F.  Ensuring there will be funds to pay the commission’s awards

  1. Russia and Ukraine can discuss how to ensure that there will be funds to pay a claims commission’s awards. They might also seek external assistance from the international community, to help in providing a pool of funds against which successful claimants can draw.
  2. One way to do so is to create an established account for such payments, into which funds are deposited. Funds for such accounts may come from:
      • Voluntary payments (see DPA, Annex 7, Art XIV);
      • Mandatory periodic payments from both States concerned;
      • A percentage of a State’s oil and gas export profits (such as Iraq’s in the case of the United Nations Compensation Commission) (see UNSC Res 705; UNSC Res 1956, para. 3);
      • Third party States or otherwise from the international community (although this might be unlikely to be sufficient for a large-scale conflict) (see DPA, Annex 7, Art XIV);
      • A portion of seized or frozen assets, perhaps in exchange for a return or unfreezing of the remainder.
  3. If Russia and Ukraine agreed to allow voluntary contributions into a compensation fund from the international community, they could thereby facilitate more fulsome compensation particularly to individual civilians in a way that reduced the burdens on their own State finances. It may also assist in diffusing various issues of blame, which might otherwise impede constructive dialogue about reparations.  Indeed, if sufficient financial support were elicited from the international community, Russia and Ukraine might agree that they would both make significant contributions into a compensation fund initially and thereafter periodically topping up along with voluntary committed contributions from the international community.
  4. Additionally, if one State owes debts to the other, those debts could be set off against any compensation awarded against the latter State in favour of the former. Of course, Russia and Ukraine could alternatively agree that the awards of the claims commission must be paid when issued as a matter of international law, without establishing an account with funds to do so.
  5. Claims commissions can also be authorised to award restitution (or return) of property (see DPA, Annex 7, Art XI) and satisfaction (i.e., apology for the wrongful act).

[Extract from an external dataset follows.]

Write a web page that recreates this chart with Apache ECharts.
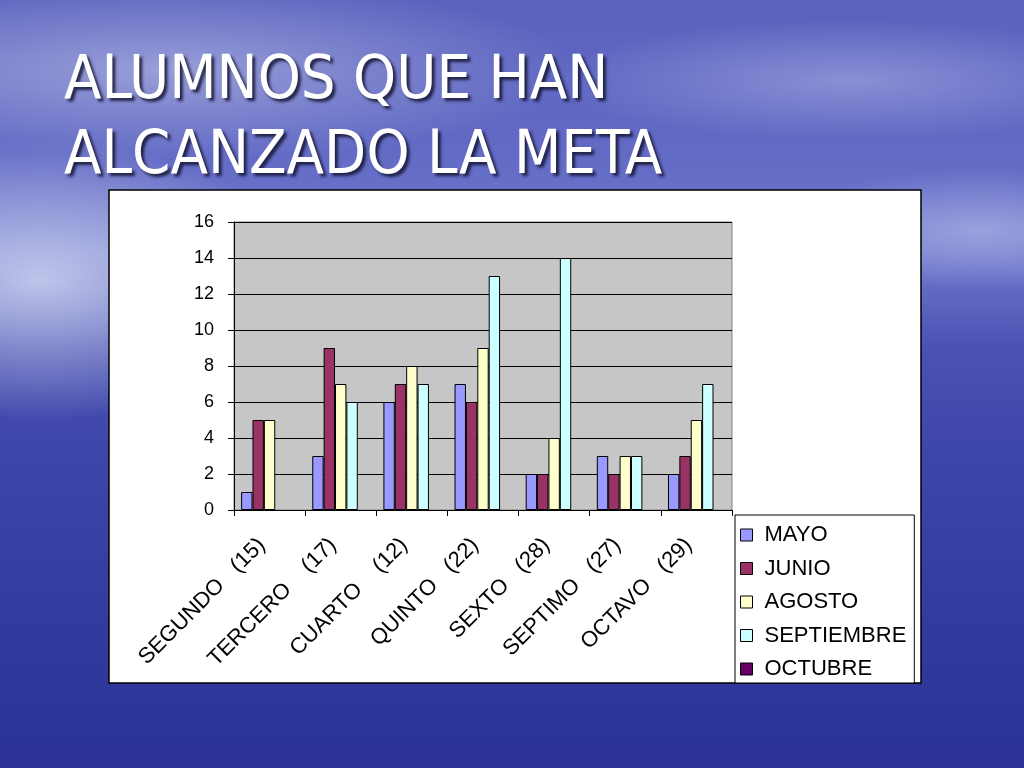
<!DOCTYPE html>
<html>
<head>
<meta charset="utf-8">
<script src="https://cdn.jsdelivr.net/npm/echarts@6/dist/echarts.min.js"></script>
<style>
html,body{margin:0;padding:0;width:1024px;height:768px;overflow:hidden;}
body{
  background:
    radial-gradient(ellipse 420px 90px at 160px 70px, rgba(200,205,235,0.55), rgba(200,205,235,0) 100%),
    radial-gradient(ellipse 300px 60px at 850px 80px, rgba(190,195,235,0.45), rgba(190,195,235,0) 100%),
    radial-gradient(ellipse 260px 140px at 40px 280px, rgba(220,225,245,0.75), rgba(220,225,245,0) 100%),
    radial-gradient(ellipse 200px 60px at 980px 230px, rgba(200,205,240,0.5), rgba(200,205,240,0) 100%),
    linear-gradient(180deg, #5a62be 0%, #6169c4 18%, #6f78cc 33%, #4a53b3 45%, #3c45a8 60%, #323c9f 80%, #2a3395 100%);
}
#chart{position:absolute;left:0;top:0;width:1024px;height:768px;}
</style>
</head>
<body>
<div id="chart"></div>
<script>
const categories = ['SEGUNDO   (15)', 'TERCERO    (17)', 'CUARTO    (12)', 'QUINTO   (22)', 'SEXTO   (28)', 'SEPTIMO   (27)', 'OCTAVO   (29)'];
const seriesNames = ['MAYO', 'JUNIO', 'AGOSTO', 'SEPTIEMBRE', 'OCTUBRE'];
const mayo       = [1, 3, 6, 7, 2, 3, 2];
const junio      = [5, 9, 7, 6, 2, 2, 3];
const agosto     = [5, 7, 8, 9, 4, 3, 5];
const septiembre = [null, 6, 7, 13, 14, 3, 7];
const octubre    = [null, null, null, null, null, null, null];
const yTicks = [0, 2, 4, 6, 8, 10, 12, 14, 16];

const colors = ['#9999FF', '#993366', '#FFFFCC', '#CCFFFF', '#660066'];
const values = [mayo, junio, agosto, septiembre, octubre];

const chart = echarts.init(document.getElementById('chart'));
const font = '"Liberation Sans", Arial, sans-serif';

chart.setOption({
  backgroundColor: 'transparent',
  animation: false,
  color: colors,
  title: {
    text: 'ALUMNOS QUE HAN\nALCANZADO LA META',
    left: 59,
    top: 40,
    textStyle: {
      color: '#ffffff',
      fontFamily: '"DejaVu Sans Condensed", "DejaVu Sans", sans-serif',
      fontWeight: 'normal',
      fontSize: 61,
      lineHeight: 75,
      textShadowColor: 'rgba(20,20,50,0.85)',
      textShadowBlur: 3,
      textShadowOffsetX: 3,
      textShadowOffsetY: 3
    }
  },
  graphic: [{
    type: 'rect',
    z: -100,
    shape: {x: 109, y: 190, width: 812, height: 493},
    style: {fill: '#ffffff', stroke: '#000000', lineWidth: 1.5}
  }],
  legend: {
    orient: 'vertical',
    left: 735,
    top: 515,
    padding: [9, 8, 3, 5],
    itemGap: 11.5,
    itemWidth: 12,
    itemHeight: 12,
    backgroundColor: '#ffffff',
    borderColor: '#000000',
    borderWidth: 1,
    icon: 'rect',
    itemStyle: {borderColor: '#000', borderWidth: 1},
    textStyle: {fontFamily: font, fontSize: 22, color: '#000', lineHeight: 22, padding: [0, 0, 0, 7]},
    data: seriesNames
  },
  grid: {
    left: 234, top: 222, width: 498, height: 288,
    show: true,
    backgroundColor: '#C6C6C6',
    borderColor: '#808080',
    borderWidth: 1
  },
  xAxis: {
    type: 'category',
    data: categories,
    axisLine: {lineStyle: {color: '#000', width: 1}},
    axisTick: {show: true, length: 6, lineStyle: {color: '#000'}},
    axisLabel: {
      rotate: 45,
      interval: 0,
      fontFamily: font,
      fontSize: 22,
      color: '#000',
      margin: 24,
      padding: [0, 11, 0, 0]
    }
  },
  yAxis: {
    type: 'value',
    min: 0,
    max: 16,
    interval: 2,
    axisLine: {show: true, lineStyle: {color: '#000', width: 1}},
    axisTick: {show: true, length: 6, lineStyle: {color: '#000'}},
    splitLine: {lineStyle: {color: '#000', width: 1}},
    axisLabel: {
      fontFamily: font,
      fontSize: 18,
      color: '#000',
      margin: 20,
      formatter: function (v) { return yTicks.indexOf(v) >= 0 ? String(v) : ''; }
    }
  },
  series: seriesNames.map(function (name, i) {
    return {
      name: name,
      type: 'bar',
      data: values[i],
      barGap: '0%',
      barCategoryGap: '20%',
      itemStyle: {color: colors[i], borderColor: '#000', borderWidth: 1}
    };
  })
});
</script>
</body>
</html>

V.  How Russia and Ukraine can create a claims commission

  1. If they decide to do so, Russia and Ukraine can create a claims commission through an international treaty.
  2. Ideally, the treaty would clearly establish forth the mandate, administrative secretariat, location, duration, funding, and terms for conclusion and all other details. The treaty can (but does not need to) set out details of the claims commission’s procedures, such as:
      • How to file a claim;
      • How claims will be processed administratively;
      • How claims will be managed once they are placed on the docket, including early dismissal of patently unmeritorious claims;
      • The order in which claims will be processed, taking into account factors such as size and urgency;
      • Whether and when and to what extent proceedings will be confidential;
      • What will happen to the documents collected by the claims commission once its mandate ends; and
      • Whether it is possible and, if so, how to appeal, interpret, revise, challenge or modify awards (see 1965 International Centre for Settlement of Investment Disputes Convention, Arts 50-52).